The idea here: You are trying to open the facet joints between the L3 and T11 level, and feel both for a lack of opening at a specific level and a tender facet joint. (See https://www.youtube.com/watch?v=q1j51sLlMZg for a demonstration.)
If you have a flexion-distraction table, you can use it to enhance your palpation of these stuck facets. As you flex the lower section of the table, does a specific segment on one side hang up or not glide open? Focused, joint-specific flexion-distraction is a great way to adjust these patients.
These patients often respond well to traditional side-posture HVLA adjustments. How inflamed is the facet? You may need to modify your techniques for a "hot" low back. If you prefer low force, muscle energy technique (post-isometric relaxation aimed at the spinal joint), taking the patient into flexion and rotation away and using a contract-relax method, works quite well. Muscle energy is likely to be more easily tolerated in your inflamed and older, stiffer patients.
You may need to address the nerves that exit from the upper lumbar spine. I have been hammering on this topic for some time. (Visit http://sosas.us/professional-resources/articles-2/ and click on the thoracolumbar junction link to access six articles.
Rehab: Self-Mobilization
I always want to show my patient a self-mobilization, an exercise that helps them reinforce the adjustment. I really don't want my patient to have to come to me every time the same segment gets stuck. Adjusting the same place over and over may be a good business model, but it is not "best practice." It is not wellness; it is not finding the cause.

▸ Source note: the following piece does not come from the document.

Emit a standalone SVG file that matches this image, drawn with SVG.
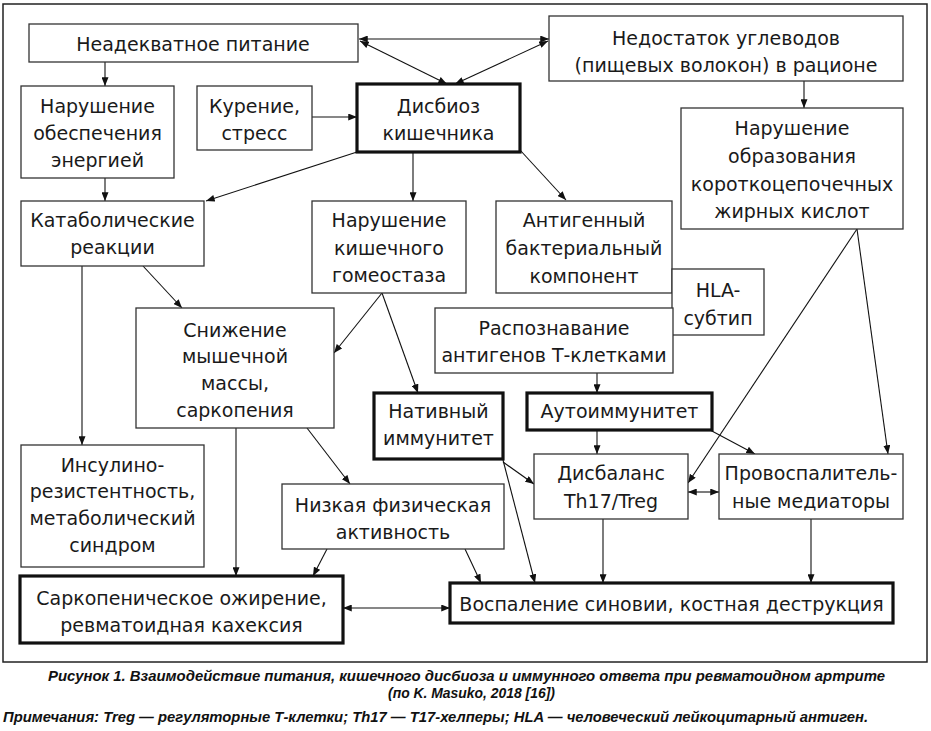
<svg xmlns="http://www.w3.org/2000/svg" width="931" height="731" viewBox="0 0 931 731">
<style>
.box{fill:#fff;stroke:#333;stroke-width:1.3}
.thick{fill:#fff;stroke:#111;stroke-width:3.2}
.t{font-family:"DejaVu Sans","Liberation Sans",Arial,sans-serif;font-size:19px;fill:#1a1a1a;text-anchor:middle}
.c{stroke:#111;stroke-width:1.1;fill:none;marker-end:url(#ah)}
.d{stroke:#111;stroke-width:1.1;fill:none;marker-end:url(#ah);marker-start:url(#ah)}
.cap{font-family:"Liberation Sans Narrow","Liberation Sans",Arial,sans-serif;font-size:15px;font-weight:bold;font-style:italic;fill:#111}
</style>
<defs>
<marker id="ah" viewBox="0 0 10 8" refX="10" refY="4" markerWidth="9" markerHeight="7" markerUnits="userSpaceOnUse" orient="auto-start-reverse">
<path d="M0,0 L10,4 L0,8 z" fill="#111"/>
</marker>
</defs>
<rect x="0" y="0" width="931" height="731" fill="#fff"/>
<rect x="3" y="4" width="924" height="658" fill="none" stroke="#222" stroke-width="1.5"/>

<g id="connectors">
<line class="d" x1="359" y1="39" x2="549" y2="39"/>
<line class="d" x1="360" y1="41" x2="447" y2="84"/>
<line class="d" x1="548" y1="41" x2="455" y2="84"/>
<line class="c" x1="105" y1="62" x2="105" y2="86"/>
<line class="c" x1="105" y1="178" x2="105" y2="201"/>
<line class="c" x1="312" y1="117" x2="357" y2="117"/>
<line class="c" x1="357" y1="152" x2="206" y2="201"/>
<line class="c" x1="413" y1="152" x2="413" y2="201"/>
<line class="c" x1="520" y1="150" x2="566" y2="200"/>
<line class="c" x1="804" y1="81" x2="804" y2="108"/>
<line class="c" x1="857" y1="229" x2="688" y2="483"/>
<line class="c" x1="857" y1="229" x2="888" y2="454"/>
<line class="c" x1="143" y1="266" x2="182" y2="308"/>
<line class="c" x1="82" y1="266" x2="82" y2="445"/>
<line class="c" x1="382" y1="293" x2="334" y2="353"/>
<line class="c" x1="382" y1="293" x2="418" y2="393"/>
<line class="c" x1="597" y1="373" x2="597" y2="393"/>
<line class="c" x1="597" y1="430" x2="597" y2="454"/>
<line class="c" x1="710" y1="430" x2="755" y2="454"/>
<line class="c" x1="503" y1="462" x2="534" y2="484"/>
<line class="c" x1="503" y1="460" x2="535" y2="583"/>
<line class="d" x1="688" y1="492" x2="719" y2="492"/>
<line class="c" x1="603" y1="519" x2="603" y2="583"/>
<line class="c" x1="811" y1="519" x2="811" y2="583"/>
<line class="c" x1="465" y1="549" x2="481" y2="583"/>
<line class="c" x1="327" y1="549" x2="313" y2="576"/>
<line class="c" x1="236" y1="428" x2="236" y2="576"/>
<line class="c" x1="307" y1="428" x2="350" y2="484"/>
<line class="d" x1="343" y1="608" x2="450" y2="608"/>
</g>

<g id="n1"><rect class="box" x="29" y="24" width="329" height="38"/><text class="t" x="193" y="51">Неадекватное питание</text></g>
<g id="n2"><rect class="box" x="549" y="16" width="354" height="65"/><text class="t" x="726" y="45">Недостаток углеводов</text><text class="t" x="726" y="72">(пищевых волокон) в рационе</text></g>
<g id="n3"><rect class="box" x="21" y="86" width="153" height="92"/><text class="t" x="97.5" y="113">Нарушение</text><text class="t" x="97.5" y="140">обеспечения</text><text class="t" x="97.5" y="167">энергией</text></g>
<g id="n4"><rect class="box" x="197" y="86" width="115" height="64"/><text class="t" x="254.5" y="113">Курение,</text><text class="t" x="254.5" y="140">стресс</text></g>
<g id="n5"><rect class="thick" x="357" y="84" width="163" height="68"/><text class="t" x="438.5" y="113">Дисбиоз</text><text class="t" x="438.5" y="140">кишечника</text></g>
<g id="n6"><rect class="box" x="681" y="108" width="222" height="121"/><text class="t" x="792" y="135">Нарушение</text><text class="t" x="792" y="163">образования</text><text class="t" x="792" y="191">короткоцепочечных</text><text class="t" x="792" y="218">жирных кислот</text></g>
<g id="n7"><rect class="box" x="21" y="201" width="183" height="65"/><text class="t" x="112.5" y="227">Катаболические</text><text class="t" x="112.5" y="254">реакции</text></g>
<g id="n8"><rect class="box" x="312" y="201" width="154" height="92"/><text class="t" x="389" y="227">Нарушение</text><text class="t" x="389" y="255">кишечного</text><text class="t" x="389" y="282">гомеостаза</text></g>
<g id="n9"><rect class="box" x="496" y="201" width="176" height="92"/><text class="t" x="584" y="227">Антигенный</text><text class="t" x="584" y="255">бактериальный</text><text class="t" x="584" y="283">компонент</text></g>
<g id="n10"><rect class="box" x="672" y="269" width="92" height="66"/><text class="t" x="718" y="297">HLA-</text><text class="t" x="718" y="325">субтип</text></g>
<g id="n11"><rect class="box" x="435" y="308" width="238" height="65"/><text class="t" x="554" y="335">Распознавание</text><text class="t" x="554" y="362">антигенов Т-клетками</text></g>
<g id="n12"><rect class="box" x="136" y="308" width="198" height="120"/><text class="t" x="235" y="337">Снижение</text><text class="t" x="235" y="363">мышечной</text><text class="t" x="235" y="390">массы,</text><text class="t" x="235" y="417">саркопения</text></g>
<g id="n13"><rect class="thick" x="374" y="393" width="129" height="66"/><text class="t" x="438.5" y="418">Нативный</text><text class="t" x="438.5" y="445">иммунитет</text></g>
<g id="n14"><rect class="thick" x="527" y="393" width="185" height="37"/><text class="t" x="619.5" y="418">Аутоиммунитет</text></g>
<g id="n15"><rect class="box" x="534" y="454" width="154" height="65"/><text class="t" x="611" y="480">Дисбаланс</text><text class="t" x="611" y="508">Th17/Treg</text></g>
<g id="n16"><rect class="box" x="719" y="454" width="184" height="65"/><text class="t" x="811" y="480">Провоспалитель-</text><text class="t" x="811" y="508">ные медиаторы</text></g>
<g id="n17"><rect class="box" x="21" y="445" width="183" height="122"/><text class="t" x="112.5" y="472">Инсулино-</text><text class="t" x="112.5" y="498">резистентность,</text><text class="t" x="112.5" y="525">метаболический</text><text class="t" x="112.5" y="552">синдром</text></g>
<g id="n18"><rect class="box" x="282" y="484" width="222" height="65"/><text class="t" x="393" y="512">Низкая физическая</text><text class="t" x="393" y="539">активность</text></g>
<g id="n19"><rect class="thick" x="20" y="576" width="323" height="67"/><text class="t" x="181.5" y="605">Саркопеническое ожирение,</text><text class="t" x="181.5" y="632">ревматоидная кахексия</text></g>
<g id="n20"><rect class="thick" x="450" y="583" width="443" height="40"/><text class="t" x="671.5" y="611">Воспаление синовии, костная деструкция</text></g>

<g id="caption">
<text class="cap" x="48" y="681" textLength="837" lengthAdjust="spacingAndGlyphs">Рисунок 1. Взаимодействие питания, кишечного дисбиоза и иммунного ответа при ревматоидном артрите</text>
<text class="cap" x="388" y="698" textLength="167" lengthAdjust="spacingAndGlyphs">(по K. Masuko, 2018 [16])</text>
<text class="cap" x="3" y="722" textLength="865" lengthAdjust="spacingAndGlyphs">Примечания: Treg — регуляторные Т-клетки; Th17 — Т17-хелперы; HLA — человеческий лейкоцитарный антиген.</text>
</g>
</svg>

Is there an exercise that will help unlock or self mobilize the facets? I use a slight modification of McKenzie side-bending [see https://www.youtube.com/watch?v=Zjje2cBT55k].This exercise was originally designed to help the patient get out of side-bending antalgia from a disc problem. I have re-purposed it to unlock the facets.
It is useful to visualize the facet jamming as if the two lumbar segments are stuck together. The patient stands perpendicular to a wall. They bring their bent arm up to 90 degrees, and support themselves on this arm. They then slowly sag to the wall, letting their lumbar spine and pelvis sink toward the wall. They will end up with the trunk vertical and parallel to the wall.

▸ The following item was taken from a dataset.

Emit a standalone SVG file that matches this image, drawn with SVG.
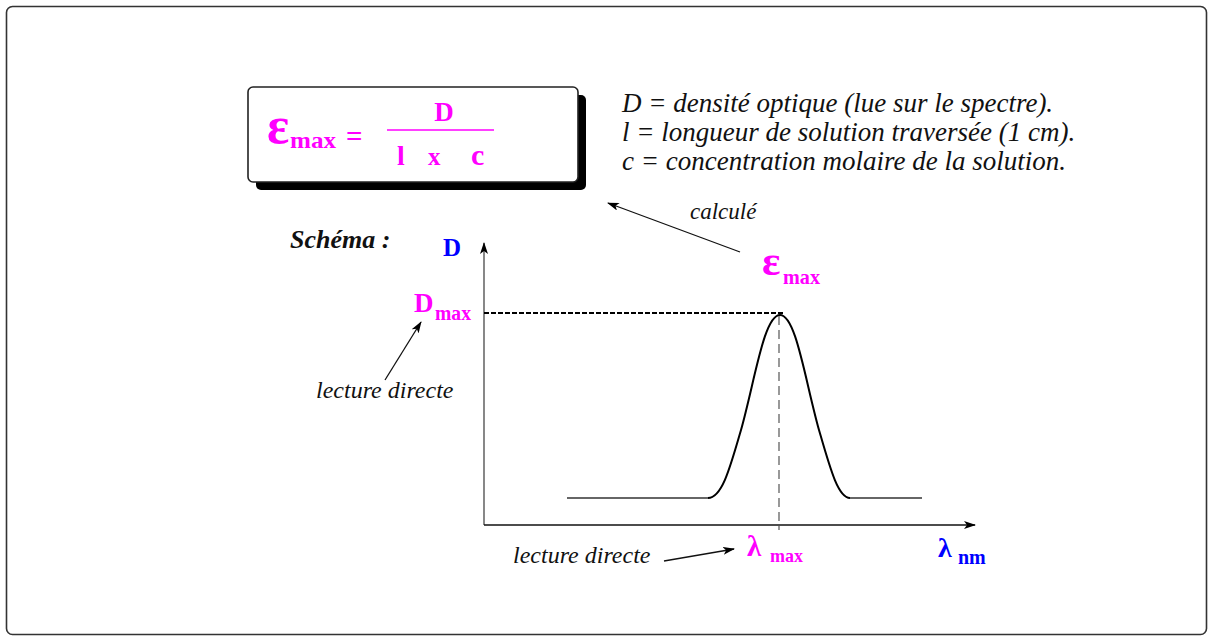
<svg xmlns="http://www.w3.org/2000/svg" width="1210" height="637" viewBox="0 0 1210 637">
<defs>
<style>
.it{font-family:"Liberation Serif","Times New Roman",serif;font-style:italic;fill:#111}
.bd{font-family:"Liberation Serif","Times New Roman",serif;font-weight:bold}
.mg{fill:#ff00ff}
.bl{fill:#0000ff}
.ln{stroke:#111;stroke-width:1.3;fill:none}
.ax{stroke:#555;stroke-width:1.4;fill:none}
</style>
<marker id="ah" viewBox="0 0 12 8" refX="11" refY="4" markerWidth="12" markerHeight="8" markerUnits="userSpaceOnUse" orient="auto">
<path d="M0,0 L12,4 L0,8 L3,4 z" fill="#000"/>
</marker>
</defs>
<rect x="0" y="0" width="1210" height="637" fill="#fff"/>
<rect id="frame" x="6.5" y="6.5" width="1200" height="628" rx="6" fill="none" stroke="#333" stroke-width="1.6"/>

<g id="formula">
<rect x="256" y="95" width="330" height="95" rx="5" fill="#000"/>
<rect x="248" y="87" width="330" height="95" rx="5" fill="#fff" stroke="#222" stroke-width="1.6"/>
<text x="267" y="143" class="bd mg" font-size="52">ε</text>
<text x="290" y="148" class="bd mg" font-size="24" textLength="46" lengthAdjust="spacingAndGlyphs">max</text>
<text x="346" y="146" class="bd mg" font-size="29">=</text>
<text x="444" y="121" class="bd mg" font-size="27" text-anchor="middle">D</text>
<line x1="387" y1="130" x2="494" y2="130" stroke="#ff00ff" stroke-width="1.4"/>
<text x="397" y="165" class="bd mg" font-size="28">l</text>
<text x="428" y="165" class="bd mg" font-size="25">x</text>
<text x="471" y="165" class="bd mg" font-size="30">c</text>
</g>

<g id="legend">
<text x="622" y="112" class="it" font-size="27">D = densité optique (lue sur le spectre).</text>
<text x="622" y="141" class="it" font-size="27">l = longueur de solution traversée (1 cm).</text>
<text x="622" y="170" class="it" font-size="27">c = concentration molaire de la solution.</text>
</g>

<g id="schema-label">
<text x="290" y="248" class="it" font-weight="bold" font-size="26">Schéma :</text>
</g>

<g id="axes">
<line x1="484" y1="525" x2="484" y2="243" class="ax" marker-end="url(#ah)"/>
<line x1="484" y1="525" x2="975" y2="525" class="ln" marker-end="url(#ah)"/>
<text x="443" y="256" class="bd bl" font-size="25">D</text>
<text x="938" y="557" class="bd bl" font-size="28">λ</text>
<text x="958" y="564" class="bd bl" font-size="20">nm</text>
</g>

<g id="dmax">
<text x="414" y="312" class="bd mg" font-size="27">D</text>
<text x="435" y="320" class="bd mg" font-size="20" textLength="36" lengthAdjust="spacingAndGlyphs">max</text>
</g>

<g id="emax">
<text x="762" y="275" class="bd mg" font-size="43">ε</text>
<text x="783" y="284" class="bd mg" font-size="21" textLength="37" lengthAdjust="spacingAndGlyphs">max</text>
</g>

<g id="lmax">
<text x="747" y="556" class="bd mg" font-size="29">λ</text>
<text x="770" y="562" class="bd mg" font-size="19" textLength="33" lengthAdjust="spacingAndGlyphs">max</text>
</g>

<g id="curve">
<line x1="567" y1="498" x2="708" y2="498" stroke="#333" stroke-width="1.3"/>
<line x1="850" y1="498" x2="922" y2="498" stroke="#333" stroke-width="1.3"/>
<path d="M708,498 C722,498 730,468 741,430 C755,380 764,315 780,315 C796,315 805,380 819,430 C830,468 838,498 850,498" fill="none" stroke="#000" stroke-width="2"/>
</g>

<g id="connectors">
<line x1="484" y1="313" x2="783" y2="313" stroke="#000" stroke-width="1.8" stroke-dasharray="5,2"/>
<line x1="779" y1="316" x2="779" y2="530" stroke="#555" stroke-width="1.2" stroke-dasharray="9,5"/>
<line x1="740" y1="252" x2="608" y2="203" class="ln" marker-end="url(#ah)"/>
<line x1="385" y1="380" x2="421" y2="322" class="ln" marker-end="url(#ah)"/>
<line x1="664" y1="561" x2="734" y2="549" class="ln" marker-end="url(#ah)"/>
</g>

<g id="labels">
<text x="690" y="219" class="it" font-size="23">calculé</text>
<text x="316" y="398" class="it" font-size="24">lecture directe</text>
<text x="513" y="563" class="it" font-size="24">lecture directe</text>
</g>
</svg>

Once they reach this position, they will put their opposite hand up against their iliac crest and isometrically or isotonically push out against their hand, allowing up to 1-2 inches of motion. Repeat three times, at least twice a day.
(My preference is to show them their tender points and the position / motion that provokes their pain. Then, before I adjust, have them do this exercise and then recheck. If it is going to be useful, they will be less tender, and have less pain on motion.)